Après Yirgou, beaucoup d’autres évènements malheureux se sont produits si bien que dans l’ensemble de la commune on enregistre plus de 100 000 déplacés provenant de tout le septentrion (Arbinba, Foubé, Gasseleki etc.) ce qui causent beaucoup de défis à relever. L’autre sérieux problème auquel nous sommes confrontés est qu’à cause de l’insécurité, plus de la moitié de la population dans la commune de Barsalogho n’ont semé encore moins récolté. Les déplacements massifs ont en effet commencé après l’attaque de Sabo qui a fait plusieurs morts et tous les habitants des villages environnants se sont déplacés. Ils sont aujourd’hui estimés à près de 60 000 personnes hors des camps formels mais qui comme ceux logés dans les camps, bénéficient de l’aide humanitaire des différentes ONG mais aussi des familles. Leurs tentes s’étendent à perte de vue. D’où l’importance de ne pas oublier la situation des familles hôtes. Ce sont encore les ONG qui ont pallié le déficit en termes d’offres de soins parce que tous agents de santé avaient fui à cause de l’insécurité.
Qu’en est-il de la situation des élèves ?
L’année dernière, nous avions pu ouvrir des écoles que ce soit à Foubé ou à Barsalogho. Mais cette année, à cause de la dégradation de la situation sécuritaire, les enseignants ont dû partir. Il a fallu décembre pour que la rentrée soit vraiment effective. Deux classes du CP1 avaient été ouvertes à cet effet. Ceux qui sont au secondaire ont quant à eux été intégrés dans les établissements à Barsalogho. Pour les non scolarisés, il a été mis sur pied des « écoles du berger » pour leur apprendre des rudiments de l’élevage mais aussi l’alphabétisation en vue de leur permettre d’intégrer le cycle normal après trois ans de formation. Il y a même un jardin pour les tout-petits.
Quels sont les différents organismes engagés sur le terrain ?

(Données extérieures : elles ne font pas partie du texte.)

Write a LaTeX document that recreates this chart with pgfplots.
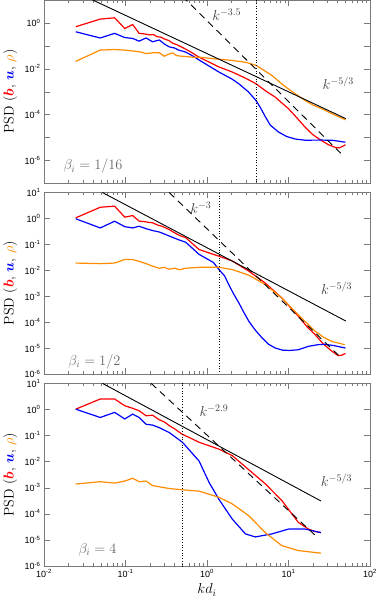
\documentclass[border=0pt]{standalone}
\usepackage{fontspec}
\usepackage{amsmath,bm}
\usepackage{pgfplots}
\pgfplotsset{compat=1.18}
\newfontfamily\hv{Liberation Sans}
\definecolor{cR}{HTML}{FF0000}
\definecolor{cB}{HTML}{0000FF}
\definecolor{cO}{HTML}{FF8C00}
\definecolor{frm}{HTML}{7A7A7A}
\newcommand{\tl}[1]{{\hv\fontsize{9}{10}\selectfont 10\textsuperscript{#1}}}
\newcommand{\lbl}{\fontsize{14}{16}\selectfont}
\newcommand{\psdlabel}{\lbl PSD ({\color{cR}$\bm{b}$}, {\color{cB}$\bm{u}$}, {\color{cO}$\rho$})}

\tikzset{
  dat/.style={line width=1.2pt},
  pl/.style={black, line width=0.9pt},
  pld/.style={black, line width=0.9pt, dash pattern=on 7pt off 5pt},
  vl/.style={black, line width=0.7pt, dotted},
}

\begin{document}
\begin{tikzpicture}
\useasboundingbox (0,0) rectangle (382pt,597pt);

% ---- beta_i = 1/16
\begin{axis}[at={(44pt,413.7pt)}, anchor=south west,
  xmode=log, ymode=log, scale only axis, width=326pt, height=183.3pt,
  xmin=1e-2, xmax=1e2, ymin=1e-7, ymax=1e1,
  axis line style={frm}, tick style={frm},
  major tick length=6pt, minor tick length=3pt,
  yminorticks=false,
  xtick={1e-2,1e-1,1e0,1e1,1e2}, xticklabels={},
  minor xtick={0.02,0.03,0.04,0.05,0.06,0.07,0.08,0.09,0.2,0.3,0.4,0.5,0.6,0.7,0.8,0.9,2,3,4,5,6,7,8,9,20,30,40,50,60,70,80,90},
  ytick={1e-6,1e-5,1e-4,1e-3,1e-2,1e-1,1e0},
  yticklabels={\tl{-6},,\tl{-4},,\tl{-2},,\tl{0}},
  ylabel={\psdlabel},
  ylabel style={at={(axis description cs:-0.104,0.5)}, anchor=center}]
\addplot[dat, cR] coordinates {
 (0.0245,0.68) (0.049,1.47) (0.0736,1.67) (0.098,0.57) (0.1225,0.85) (0.147,0.35)
 (0.172,0.33) (0.196,0.30) (0.22,0.31) (0.245,0.25) (0.27,0.24) (0.3,0.2) (0.34,0.17)
 (0.38,0.13) (0.43,0.11) (0.5,0.085) (0.6,0.06) (0.8,0.032) (1.4,0.012) (2.04,0.0072)
 (3,0.0038) (4,0.0022) (5.2,0.0011) (6.9,5.7e-4) (10,1.8e-4) (13,6.5e-5) (16,2.8e-5)
 (20,1.3e-5) (25.6,7.2e-6) (31,4.8e-6) (37.4,3.7e-6) (42,3.5e-6) (46,4.1e-6) (50,4.8e-6)};
\addplot[dat, cB] coordinates {
 (0.0245,0.41) (0.049,0.22) (0.0736,0.35) (0.098,0.23) (0.1225,0.21) (0.147,0.16)
 (0.179,0.22) (0.215,0.15) (0.26,0.18) (0.3,0.12) (0.344,0.09) (0.4,0.08) (0.45,0.065)
 (0.55,0.053) (0.7,0.033) (0.8,0.024) (1.4,0.0072) (2.04,0.0035) (2.46,0.0022)
 (3.2,0.0010) (4,4.1e-4) (4.6,1.8e-4) (5.2,8e-5) (6,3.4e-5) (7.6,1.7e-5) (9.5,1.1e-5)
 (12.2,8.5e-6) (16,7.6e-6) (25.6,7.7e-6) (35,7.5e-6) (50,6.2e-6)};
\addplot[dat, cO] coordinates {
 (0.0245,0.021) (0.049,0.065) (0.0736,0.069) (0.098,0.065) (0.15,0.055) (0.179,0.046)
 (0.22,0.05) (0.26,0.05) (0.3,0.035) (0.33,0.042) (0.38,0.049) (0.42,0.038) (0.456,0.036)
 (0.55,0.034) (0.66,0.032) (0.8,0.032) (1.4,0.026) (2.04,0.023) (3,0.019) (4,0.014)
 (5,0.0085) (6.25,0.0051) (8,0.0024) (10,0.0013) (13,6.8e-4) (16,4.1e-4) (20,2.6e-4)
 (25.6,1.8e-4) (34,1.1e-4) (42,7.8e-5) (50,5.9e-5)};
\addplot[pl] coordinates {(0.0396,10) (50.6,6.6e-5)};
\addplot[pld] coordinates {(0.5,14.4) (44.3,1.95e-6)};
\addplot[vl] coordinates {(4,1e-8) (4,1e2)};
\node[text=black!75] at (axis cs:1.75,2.2) {\lbl$k^{-3.5}$};
\node[text=black!75] at (axis cs:40.8,2.3e-3) {\lbl$k^{-5/3}$};
\node[text=black!60, anchor=west] at (axis description cs:0.049,0.093) {\lbl$\beta_i=1/16$};
\end{axis}

% ---- beta_i = 1/2
\begin{axis}[at={(44pt,223pt)}, anchor=south west,
  xmode=log, ymode=log, scale only axis, width=326pt, height=181.5pt,
  xmin=1e-2, xmax=1e2, ymin=1e-6, ymax=1e1,
  axis line style={frm}, tick style={frm},
  major tick length=6pt, minor tick length=3pt,
  yminorticks=false,
  xtick={1e-2,1e-1,1e0,1e1,1e2}, xticklabels={},
  minor xtick={0.02,0.03,0.04,0.05,0.06,0.07,0.08,0.09,0.2,0.3,0.4,0.5,0.6,0.7,0.8,0.9,2,3,4,5,6,7,8,9,20,30,40,50,60,70,80,90},
  ytick={1e-6,1e-5,1e-4,1e-3,1e-2,1e-1,1e0,1e1},
  yticklabels={\tl{-6},\tl{-5},\tl{-4},\tl{-3},\tl{-2},\tl{-1},\tl{0},\tl{1}},
  ylabel={\psdlabel},
  ylabel style={at={(axis description cs:-0.104,0.5)}, anchor=center}]
\addplot[dat, cR] coordinates {
 (0.0245,1.05) (0.049,2.7) (0.0736,2.97) (0.098,1.12) (0.1225,1.29) (0.147,0.79)
 (0.172,0.75) (0.196,0.7) (0.215,0.68) (0.25,0.55) (0.28,0.5) (0.344,0.37) (0.4,0.28)
 (0.46,0.22) (0.55,0.18) (0.8,0.063) (1.4,0.035) (2.04,0.023) (3.25,0.0093)
 (5.2,0.0032) (8.3,8.5e-4) (13.2,1.7e-4) (17,6.5e-5) (21.2,3.3e-5) (27,1.4e-5)
 (34,7.6e-6) (40.7,5.1e-6) (45,5.3e-6) (50,6.2e-6)};
\addplot[dat, cB] coordinates {
 (0.0245,0.97) (0.049,0.43) (0.0736,0.78) (0.098,0.48) (0.1225,0.43) (0.147,0.5)
 (0.18,0.4) (0.215,0.34) (0.26,0.3) (0.344,0.21) (0.45,0.15) (0.55,0.12) (0.8,0.041)
 (1.2,0.02) (1.4,0.0107) (1.65,0.006) (1.85,0.0028) (2.1,0.0013) (2.46,5.5e-4)
 (2.85,2.3e-4) (3.25,1.1e-4) (3.9,5e-5) (4.72,2.5e-5) (5.7,1.4e-5) (6.9,1e-5)
 (8.5,8.3e-6) (10.3,8.1e-6) (13.2,8.6e-6) (17.6,1.17e-5) (23,1.35e-5) (28,1.4e-5)
 (36,1.25e-5) (50,1e-5)};
\addplot[dat, cO] coordinates {
 (0.0245,0.019) (0.049,0.018) (0.0736,0.019) (0.098,0.026) (0.1225,0.026) (0.147,0.022)
 (0.18,0.018) (0.215,0.0144) (0.26,0.012) (0.3,0.013) (0.34,0.011) (0.4,0.012)
 (0.46,0.0105) (0.55,0.012) (0.8,0.013) (1.4,0.013) (2.04,0.0107) (3.25,0.0065)
 (5.2,0.0028) (8.3,8.5e-4) (13.2,1.9e-4) (21.2,4.5e-5) (27,2.6e-5) (34,1.8e-5)
 (49,1.35e-5)};
\addplot[pl] coordinates {(0.052,10) (50.6,1.1e-4)};
\addplot[pld] coordinates {(0.344,10) (42.7,4.7e-6)};
\addplot[vl] coordinates {(1.414,1e-8) (1.414,1e2)};
\node[text=black!75] at (axis cs:0.84,2.5) {\lbl$k^{-3}$};
\node[text=black!75] at (axis cs:39,2e-3) {\lbl$k^{-5/3}$};
\node[text=black!60, anchor=west] at (axis description cs:0.064,0.068) {\lbl$\beta_i=1/2$};
\end{axis}

% ---- beta_i = 4
\begin{axis}[at={(44pt,31pt)}, anchor=south west,
  xmode=log, ymode=log, scale only axis, width=326pt, height=182.7pt,
  xmin=1e-2, xmax=1e2, ymin=1e-6, ymax=1e1,
  axis line style={frm}, tick style={frm},
  major tick length=6pt, minor tick length=3pt,
  yminorticks=false,
  xtick={1e-2,1e-1,1e0,1e1,1e2},
  minor xtick={0.02,0.03,0.04,0.05,0.06,0.07,0.08,0.09,0.2,0.3,0.4,0.5,0.6,0.7,0.8,0.9,2,3,4,5,6,7,8,9,20,30,40,50,60,70,80,90},
  xticklabels={\tl{-2},\tl{-1},\tl{0},\tl{1},\tl{2}},
  ytick={1e-6,1e-5,1e-4,1e-3,1e-2,1e-1,1e0,1e1},
  yticklabels={\tl{-6},\tl{-5},\tl{-4},\tl{-3},\tl{-2},\tl{-1},\tl{0},\tl{1}},
  ylabel={\psdlabel},
  ylabel style={at={(axis description cs:-0.104,0.5)}, anchor=center},
  xlabel={\lbl$kd_i$},
  xlabel style={at={(axis description cs:0.5,-0.131)}, anchor=center}]
\addplot[dat, cR] coordinates {
 (0.0245,1.02) (0.049,2.5) (0.0736,2.5) (0.098,1.38) (0.1225,1.1) (0.147,0.89)
 (0.179,0.57) (0.215,0.6) (0.26,0.4) (0.3,0.33) (0.344,0.24) (0.4,0.18) (0.5,0.11)
 (0.6,0.085) (0.8,0.055) (1.4,0.03) (2.04,0.017) (3.25,0.0049) (5.2,0.0014)
 (8.3,3.2e-4) (13.2,4.7e-5) (17.6,2.6e-5) (21,2.1e-5) (25,1.9e-5)};
\addplot[dat, cB] coordinates {
 (0.0245,1.02) (0.049,0.49) (0.0736,0.77) (0.098,0.43) (0.1225,0.66) (0.147,0.49)
 (0.179,0.27) (0.215,0.25) (0.26,0.2) (0.344,0.13) (0.5,0.055) (0.8,0.0105)
 (1.06,0.0016) (1.4,3.6e-4) (2.04,6.3e-5) (2.96,1.7e-5) (3.92,1.3e-5) (6.25,1.7e-5)
 (10,2.6e-5) (16,2.6e-5) (25,1.9e-5)};
\addplot[dat, cO] coordinates {
 (0.0245,1.38e-3) (0.049,1.7e-3) (0.0736,1.5e-3) (0.098,1.8e-3) (0.1225,2.3e-3)
 (0.147,1.7e-3) (0.179,1.8e-3) (0.215,1.2e-3) (0.344,9.3e-4) (0.5,8.3e-4) (0.8,7.4e-4)
 (1.4,4.3e-4) (2.04,2.4e-4) (3.25,8.5e-5) (5.2,1.9e-5) (8.3,6e-6) (13.2,3.9e-6)
 (25,3.1e-6)};
\addplot[pl] coordinates {(0.052,10) (25,3.1e-4)};
\addplot[pld] coordinates {(0.206,10) (22.1,1.35e-5)};
\addplot[vl] coordinates {(0.5,1e-8) (0.5,1e2)};
\node[text=black!75] at (axis cs:1.22,0.9) {\lbl$k^{-2.9}$};
\node[text=black!75] at (axis cs:38.8,1.9e-3) {\lbl$k^{-5/3}$};
\node[text=black!60, anchor=west] at (axis description cs:0.095,0.088) {\lbl$\beta_i=4$};
\end{axis}
\end{tikzpicture}
\end{document}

Il y a d’abord le gouvernement par le biais du CONASUR qui s’occupe de la prise en charge alimentaire, de la protection et de la gestion. Il y a des administrateurs qui sont là et qui répondent à leurs préoccupations. En plus de l’Etat, il y a le HCR, Plan Burkina, SOS Sahel, Médecins Sans Frontières (MSF), OXFAM, HELP sans oublier les particuliers. Mais comme on pouvait s’attendre, l’élan de solidarité n’est plus le même qu’au début à cause du fait qu’on enregistre des déplacés ailleurs qu’à Barsalogho. C’est le comité départemental de secours d’urgence qui assure le suivi permanent des déplacés.